**Stated exercise**
Every line from the one with "Write the Plotly.js code for this chart." to the one with "7520, 7190, 6970];", including those two, is to be copied exactly; all other lines of the entries below are left out.

**Dataset records**
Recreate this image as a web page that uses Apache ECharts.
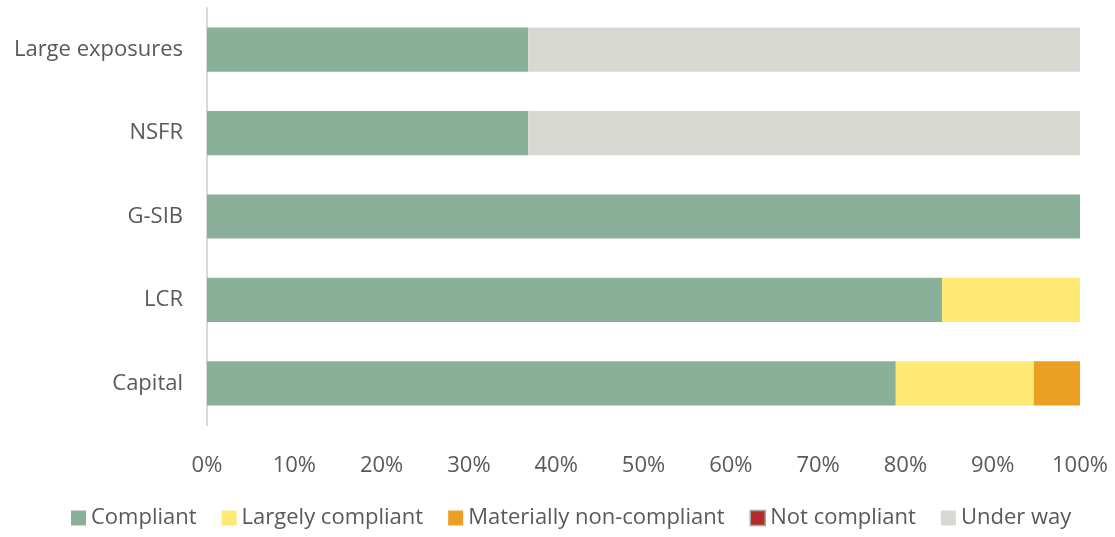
--
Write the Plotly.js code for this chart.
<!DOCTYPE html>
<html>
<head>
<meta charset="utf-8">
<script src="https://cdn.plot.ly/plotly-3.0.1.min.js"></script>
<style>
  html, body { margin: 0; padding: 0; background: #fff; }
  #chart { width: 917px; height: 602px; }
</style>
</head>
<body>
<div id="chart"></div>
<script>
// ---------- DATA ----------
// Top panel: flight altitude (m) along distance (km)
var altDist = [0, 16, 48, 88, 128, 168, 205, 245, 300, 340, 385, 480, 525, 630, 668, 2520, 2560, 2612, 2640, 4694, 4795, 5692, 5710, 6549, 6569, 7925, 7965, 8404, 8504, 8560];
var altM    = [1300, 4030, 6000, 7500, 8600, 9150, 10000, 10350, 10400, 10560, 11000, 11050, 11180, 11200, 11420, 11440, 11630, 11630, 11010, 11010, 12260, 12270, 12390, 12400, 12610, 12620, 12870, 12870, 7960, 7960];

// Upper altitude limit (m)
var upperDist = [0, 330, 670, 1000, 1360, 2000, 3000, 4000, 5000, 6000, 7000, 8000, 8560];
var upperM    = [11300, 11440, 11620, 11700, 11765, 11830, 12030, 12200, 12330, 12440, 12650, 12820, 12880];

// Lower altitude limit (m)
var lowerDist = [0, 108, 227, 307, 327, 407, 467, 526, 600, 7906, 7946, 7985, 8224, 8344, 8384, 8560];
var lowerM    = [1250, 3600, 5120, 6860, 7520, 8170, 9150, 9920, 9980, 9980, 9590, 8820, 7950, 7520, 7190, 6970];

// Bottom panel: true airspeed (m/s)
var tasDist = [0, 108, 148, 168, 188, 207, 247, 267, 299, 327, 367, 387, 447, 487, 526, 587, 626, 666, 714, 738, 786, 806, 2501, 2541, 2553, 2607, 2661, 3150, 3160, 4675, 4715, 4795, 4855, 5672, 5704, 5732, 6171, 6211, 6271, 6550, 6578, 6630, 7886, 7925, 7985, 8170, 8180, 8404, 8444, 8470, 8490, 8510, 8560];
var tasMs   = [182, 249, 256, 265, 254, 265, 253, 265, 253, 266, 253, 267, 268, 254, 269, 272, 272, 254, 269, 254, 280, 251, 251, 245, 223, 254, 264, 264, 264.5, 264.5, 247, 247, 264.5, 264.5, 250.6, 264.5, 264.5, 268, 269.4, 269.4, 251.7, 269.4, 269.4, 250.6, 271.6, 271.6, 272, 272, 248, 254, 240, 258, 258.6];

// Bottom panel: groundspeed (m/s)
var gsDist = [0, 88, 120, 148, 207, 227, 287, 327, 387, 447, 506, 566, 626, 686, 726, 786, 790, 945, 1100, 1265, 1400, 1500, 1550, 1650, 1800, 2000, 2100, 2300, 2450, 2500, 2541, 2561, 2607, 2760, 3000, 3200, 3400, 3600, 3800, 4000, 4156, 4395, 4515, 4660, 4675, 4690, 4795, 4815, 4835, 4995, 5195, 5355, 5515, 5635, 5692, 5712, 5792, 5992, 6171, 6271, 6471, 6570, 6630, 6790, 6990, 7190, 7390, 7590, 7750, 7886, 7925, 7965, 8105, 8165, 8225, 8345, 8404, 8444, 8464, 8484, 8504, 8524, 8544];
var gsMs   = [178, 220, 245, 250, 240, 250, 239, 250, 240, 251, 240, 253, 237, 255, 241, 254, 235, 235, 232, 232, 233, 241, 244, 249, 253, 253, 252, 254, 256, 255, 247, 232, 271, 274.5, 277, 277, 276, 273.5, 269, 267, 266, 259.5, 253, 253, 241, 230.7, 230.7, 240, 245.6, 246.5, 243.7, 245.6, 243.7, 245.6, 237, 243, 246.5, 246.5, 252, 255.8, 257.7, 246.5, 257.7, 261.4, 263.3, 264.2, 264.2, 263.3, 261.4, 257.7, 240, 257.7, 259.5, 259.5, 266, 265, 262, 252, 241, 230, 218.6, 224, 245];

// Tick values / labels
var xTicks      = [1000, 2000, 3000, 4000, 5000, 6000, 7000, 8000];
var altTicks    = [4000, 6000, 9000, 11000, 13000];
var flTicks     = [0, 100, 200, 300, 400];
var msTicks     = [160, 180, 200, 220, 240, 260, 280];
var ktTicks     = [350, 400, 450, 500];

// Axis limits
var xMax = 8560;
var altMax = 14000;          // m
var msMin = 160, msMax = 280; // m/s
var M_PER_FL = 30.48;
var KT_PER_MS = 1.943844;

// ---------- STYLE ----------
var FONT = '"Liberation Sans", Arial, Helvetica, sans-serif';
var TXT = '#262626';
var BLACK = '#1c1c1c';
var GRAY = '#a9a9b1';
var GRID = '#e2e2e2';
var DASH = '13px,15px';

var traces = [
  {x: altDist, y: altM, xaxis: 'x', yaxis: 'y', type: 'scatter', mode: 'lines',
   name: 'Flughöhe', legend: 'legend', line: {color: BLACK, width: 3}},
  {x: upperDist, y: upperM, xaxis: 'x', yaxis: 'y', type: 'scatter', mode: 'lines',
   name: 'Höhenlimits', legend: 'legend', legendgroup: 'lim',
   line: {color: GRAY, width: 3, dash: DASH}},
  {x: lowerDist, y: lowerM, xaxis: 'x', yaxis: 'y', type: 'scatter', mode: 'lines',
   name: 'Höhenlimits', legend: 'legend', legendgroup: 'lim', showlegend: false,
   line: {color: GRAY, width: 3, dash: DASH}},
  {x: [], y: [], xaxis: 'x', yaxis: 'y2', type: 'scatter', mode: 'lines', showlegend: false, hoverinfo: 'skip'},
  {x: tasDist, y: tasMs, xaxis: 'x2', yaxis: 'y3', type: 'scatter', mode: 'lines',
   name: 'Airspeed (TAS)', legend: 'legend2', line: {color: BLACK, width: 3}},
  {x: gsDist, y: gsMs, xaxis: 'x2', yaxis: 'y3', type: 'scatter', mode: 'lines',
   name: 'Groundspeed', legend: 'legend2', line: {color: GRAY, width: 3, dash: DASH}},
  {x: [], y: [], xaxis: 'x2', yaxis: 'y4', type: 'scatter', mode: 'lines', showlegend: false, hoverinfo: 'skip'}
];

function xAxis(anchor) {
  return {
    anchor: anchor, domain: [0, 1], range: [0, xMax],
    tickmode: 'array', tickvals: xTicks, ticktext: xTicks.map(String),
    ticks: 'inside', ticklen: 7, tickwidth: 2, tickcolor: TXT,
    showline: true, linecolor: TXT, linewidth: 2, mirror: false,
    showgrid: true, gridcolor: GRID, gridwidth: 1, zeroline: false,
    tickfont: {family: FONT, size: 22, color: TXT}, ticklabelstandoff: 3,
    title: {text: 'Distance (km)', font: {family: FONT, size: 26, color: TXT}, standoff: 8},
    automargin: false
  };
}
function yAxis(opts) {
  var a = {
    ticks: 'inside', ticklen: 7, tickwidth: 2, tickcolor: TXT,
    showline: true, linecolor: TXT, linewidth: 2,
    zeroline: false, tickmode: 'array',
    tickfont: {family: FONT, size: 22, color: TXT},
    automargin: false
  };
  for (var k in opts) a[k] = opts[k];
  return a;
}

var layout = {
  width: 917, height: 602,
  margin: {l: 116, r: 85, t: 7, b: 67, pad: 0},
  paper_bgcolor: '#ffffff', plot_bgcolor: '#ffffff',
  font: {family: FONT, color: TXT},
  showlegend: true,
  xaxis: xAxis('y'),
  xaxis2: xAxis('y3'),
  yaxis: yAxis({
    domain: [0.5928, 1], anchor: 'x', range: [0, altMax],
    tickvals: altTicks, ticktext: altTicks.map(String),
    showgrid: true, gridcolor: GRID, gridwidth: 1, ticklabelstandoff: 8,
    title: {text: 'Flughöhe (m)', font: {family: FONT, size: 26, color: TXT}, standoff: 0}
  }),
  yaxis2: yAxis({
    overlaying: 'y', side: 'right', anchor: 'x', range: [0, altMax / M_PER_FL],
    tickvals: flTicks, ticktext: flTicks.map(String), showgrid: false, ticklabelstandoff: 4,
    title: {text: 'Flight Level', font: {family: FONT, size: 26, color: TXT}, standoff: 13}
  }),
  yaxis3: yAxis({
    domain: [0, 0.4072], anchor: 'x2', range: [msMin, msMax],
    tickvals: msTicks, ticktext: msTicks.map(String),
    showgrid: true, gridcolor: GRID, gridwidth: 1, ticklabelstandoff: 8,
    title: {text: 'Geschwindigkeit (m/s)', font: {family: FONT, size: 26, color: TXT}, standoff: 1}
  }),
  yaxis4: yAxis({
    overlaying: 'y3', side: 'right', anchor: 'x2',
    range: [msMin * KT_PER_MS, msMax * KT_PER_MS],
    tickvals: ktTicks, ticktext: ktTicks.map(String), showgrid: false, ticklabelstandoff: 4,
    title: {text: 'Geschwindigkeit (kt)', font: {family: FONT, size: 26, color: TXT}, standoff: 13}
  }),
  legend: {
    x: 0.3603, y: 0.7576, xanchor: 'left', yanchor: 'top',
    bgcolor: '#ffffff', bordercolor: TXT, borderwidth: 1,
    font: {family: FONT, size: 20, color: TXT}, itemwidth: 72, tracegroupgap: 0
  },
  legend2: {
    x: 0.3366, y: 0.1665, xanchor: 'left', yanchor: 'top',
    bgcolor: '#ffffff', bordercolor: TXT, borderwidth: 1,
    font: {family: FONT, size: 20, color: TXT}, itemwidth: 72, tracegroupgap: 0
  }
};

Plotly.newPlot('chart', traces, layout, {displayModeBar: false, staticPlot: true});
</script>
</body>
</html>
...
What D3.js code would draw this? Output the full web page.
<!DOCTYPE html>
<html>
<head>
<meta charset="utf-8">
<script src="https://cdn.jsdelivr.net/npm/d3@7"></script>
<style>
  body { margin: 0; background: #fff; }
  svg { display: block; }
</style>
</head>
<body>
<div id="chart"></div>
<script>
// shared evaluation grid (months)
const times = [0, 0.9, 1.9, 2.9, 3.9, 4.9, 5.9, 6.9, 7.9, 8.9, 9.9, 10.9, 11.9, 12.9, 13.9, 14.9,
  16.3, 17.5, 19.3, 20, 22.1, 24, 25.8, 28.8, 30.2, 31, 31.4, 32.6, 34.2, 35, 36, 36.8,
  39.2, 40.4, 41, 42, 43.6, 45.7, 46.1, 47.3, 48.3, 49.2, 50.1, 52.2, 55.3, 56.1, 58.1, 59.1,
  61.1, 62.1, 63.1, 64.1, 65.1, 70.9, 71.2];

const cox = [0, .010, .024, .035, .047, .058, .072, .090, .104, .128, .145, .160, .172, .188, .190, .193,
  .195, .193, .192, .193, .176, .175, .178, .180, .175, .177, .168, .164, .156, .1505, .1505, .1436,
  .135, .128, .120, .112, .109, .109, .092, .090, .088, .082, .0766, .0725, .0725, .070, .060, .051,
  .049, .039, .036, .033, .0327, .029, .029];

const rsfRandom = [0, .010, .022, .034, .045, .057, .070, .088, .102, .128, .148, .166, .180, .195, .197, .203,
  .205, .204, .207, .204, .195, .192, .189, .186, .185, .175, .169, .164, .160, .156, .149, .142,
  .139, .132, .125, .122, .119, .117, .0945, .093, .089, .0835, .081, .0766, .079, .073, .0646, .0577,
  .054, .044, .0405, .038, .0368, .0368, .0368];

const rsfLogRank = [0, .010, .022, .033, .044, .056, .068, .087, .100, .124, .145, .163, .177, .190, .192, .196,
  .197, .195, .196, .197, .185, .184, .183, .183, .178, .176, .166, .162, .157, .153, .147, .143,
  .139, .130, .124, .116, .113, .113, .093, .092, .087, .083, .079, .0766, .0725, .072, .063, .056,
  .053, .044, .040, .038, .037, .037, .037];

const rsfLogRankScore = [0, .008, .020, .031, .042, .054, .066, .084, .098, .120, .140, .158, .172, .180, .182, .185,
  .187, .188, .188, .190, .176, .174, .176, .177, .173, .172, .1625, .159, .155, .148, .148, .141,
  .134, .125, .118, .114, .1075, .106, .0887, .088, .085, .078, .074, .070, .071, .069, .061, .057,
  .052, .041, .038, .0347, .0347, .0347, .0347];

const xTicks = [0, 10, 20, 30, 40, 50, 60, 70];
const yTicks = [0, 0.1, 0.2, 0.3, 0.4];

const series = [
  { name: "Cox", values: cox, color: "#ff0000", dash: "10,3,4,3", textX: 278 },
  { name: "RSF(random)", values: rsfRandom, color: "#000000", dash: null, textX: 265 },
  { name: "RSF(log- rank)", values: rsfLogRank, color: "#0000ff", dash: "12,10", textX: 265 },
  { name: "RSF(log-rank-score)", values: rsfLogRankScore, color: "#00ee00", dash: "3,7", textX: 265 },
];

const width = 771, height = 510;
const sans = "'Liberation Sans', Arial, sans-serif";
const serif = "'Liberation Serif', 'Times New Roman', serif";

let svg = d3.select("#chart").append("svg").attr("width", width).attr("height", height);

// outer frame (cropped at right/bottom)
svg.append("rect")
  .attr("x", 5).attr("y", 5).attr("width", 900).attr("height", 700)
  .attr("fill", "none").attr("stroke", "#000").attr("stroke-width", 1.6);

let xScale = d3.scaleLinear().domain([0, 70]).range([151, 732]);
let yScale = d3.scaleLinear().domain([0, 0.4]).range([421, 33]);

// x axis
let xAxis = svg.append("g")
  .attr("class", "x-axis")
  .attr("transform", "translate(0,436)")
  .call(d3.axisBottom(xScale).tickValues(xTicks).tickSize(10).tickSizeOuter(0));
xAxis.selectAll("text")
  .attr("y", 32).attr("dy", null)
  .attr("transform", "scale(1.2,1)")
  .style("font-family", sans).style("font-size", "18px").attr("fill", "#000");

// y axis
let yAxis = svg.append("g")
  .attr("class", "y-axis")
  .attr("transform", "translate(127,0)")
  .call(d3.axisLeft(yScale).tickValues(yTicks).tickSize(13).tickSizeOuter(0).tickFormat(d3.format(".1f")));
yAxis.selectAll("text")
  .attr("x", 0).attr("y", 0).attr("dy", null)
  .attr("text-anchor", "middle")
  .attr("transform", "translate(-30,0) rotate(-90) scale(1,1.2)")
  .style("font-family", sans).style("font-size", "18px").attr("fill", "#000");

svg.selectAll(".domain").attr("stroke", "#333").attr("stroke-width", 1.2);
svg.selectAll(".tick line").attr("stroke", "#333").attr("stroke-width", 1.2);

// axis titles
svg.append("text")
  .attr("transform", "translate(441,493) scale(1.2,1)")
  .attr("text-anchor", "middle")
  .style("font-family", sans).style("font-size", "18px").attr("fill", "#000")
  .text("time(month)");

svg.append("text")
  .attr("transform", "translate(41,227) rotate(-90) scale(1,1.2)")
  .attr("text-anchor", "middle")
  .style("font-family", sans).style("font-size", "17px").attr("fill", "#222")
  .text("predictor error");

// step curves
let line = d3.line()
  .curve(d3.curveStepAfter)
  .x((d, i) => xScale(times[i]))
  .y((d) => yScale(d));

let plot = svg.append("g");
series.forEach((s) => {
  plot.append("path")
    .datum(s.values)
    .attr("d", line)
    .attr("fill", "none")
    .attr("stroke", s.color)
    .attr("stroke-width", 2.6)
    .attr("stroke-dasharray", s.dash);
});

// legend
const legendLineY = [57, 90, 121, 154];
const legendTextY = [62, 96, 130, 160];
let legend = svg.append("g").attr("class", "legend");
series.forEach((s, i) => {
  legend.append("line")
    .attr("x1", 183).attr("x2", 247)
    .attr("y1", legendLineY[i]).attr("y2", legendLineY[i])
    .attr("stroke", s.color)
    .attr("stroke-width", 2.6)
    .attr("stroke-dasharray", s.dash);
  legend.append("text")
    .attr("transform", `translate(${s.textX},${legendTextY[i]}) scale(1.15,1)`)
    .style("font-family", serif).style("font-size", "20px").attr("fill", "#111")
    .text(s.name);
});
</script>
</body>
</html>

**Solution to this task**
Write the Plotly.js code for this chart.
<!DOCTYPE html>
<html>
<head>
<meta charset="utf-8">
<script src="https://cdn.plot.ly/plotly-3.0.1.min.js"></script>
<style>
  html, body { margin: 0; padding: 0; background: #fff; }
  #chart { width: 917px; height: 602px; }
</style>
</head>
<body>
<div id="chart"></div>
<script>
// ---------- DATA ----------
// Top panel: flight altitude (m) along distance (km)
var altDist = [0, 16, 48, 88, 128, 168, 205, 245, 300, 340, 385, 480, 525, 630, 668, 2520, 2560, 2612, 2640, 4694, 4795, 5692, 5710, 6549, 6569, 7925, 7965, 8404, 8504, 8560];
var altM    = [1300, 4030, 6000, 7500, 8600, 9150, 10000, 10350, 10400, 10560, 11000, 11050, 11180, 11200, 11420, 11440, 11630, 11630, 11010, 11010, 12260, 12270, 12390, 12400, 12610, 12620, 12870, 12870, 7960, 7960];

// Upper altitude limit (m)
var upperDist = [0, 330, 670, 1000, 1360, 2000, 3000, 4000, 5000, 6000, 7000, 8000, 8560];
var upperM    = [11300, 11440, 11620, 11700, 11765, 11830, 12030, 12200, 12330, 12440, 12650, 12820, 12880];

// Lower altitude limit (m)
var lowerDist = [0, 108, 227, 307, 327, 407, 467, 526, 600, 7906, 7946, 7985, 8224, 8344, 8384, 8560];
var lowerM    = [1250, 3600, 5120, 6860, 7520, 8170, 9150, 9920, 9980, 9980, 9590, 8820, 7950, 7520, 7190, 6970];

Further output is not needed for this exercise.